Le Titan : une nouvelle aventure

Aujourd’hui, Paul-Henri Nargeolet est responsable des opérations sous-marines de la société RMS Titanic, propriétaire des droits sur l’épave.

En août 2019, il avait encore participé à une expédition dans le cadre de la campagne « Five Deeps » de Victor Vescovo. Il avait effectué cinq plongées sur le site du Titanic et avait observé « l’évolution de la détérioration de l’épave, dont l’acier est en partie "consommée" par les bactéries Halomonas titanicae », comme il l'avait précisé dans une interview mise en ligne sur le site de la Cité de la Mer de Cherbourg.

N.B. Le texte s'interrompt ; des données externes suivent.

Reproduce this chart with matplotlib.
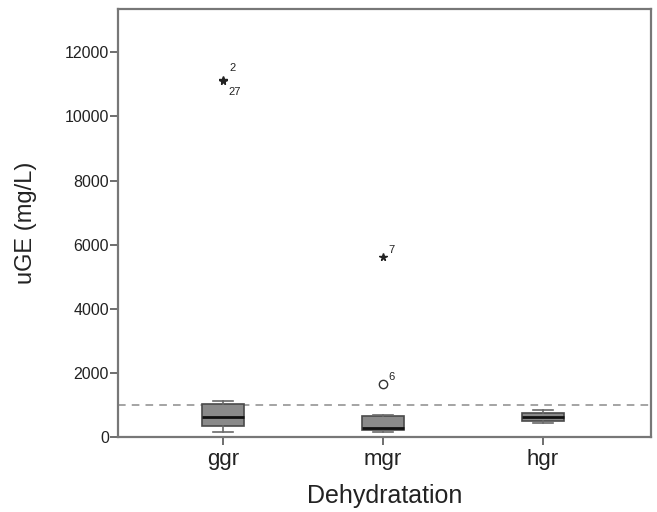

Dans cette interview, il évoquait également sa dernière plongée de l’été 2021, avec l’expédition « Titanic Survey 2021 », organisée par la société américaine OceanGate, dans le sous-marin cinq places Titan. Celui-là même qui vient de disparaître. Voilà ce que l'explorateur disait de ses innovations technologiques : « une coque en fibre de carbone qui permet un gain de poids important par rapport à une coque en acier ou en Titane ; un régleur souple réversible pour la pesée fonctionnant à l’air jusqu’à 3800 mètres. Ce régleur permet un réglage très fin de la pesée. Autre innovation, toutes les commandes du sous-marin passent par un réseau Wi-Fi y compris celles du pilotageJ’ai été satisfait de pouvoir tester et voir fonctionner ces innovations », concluait-il.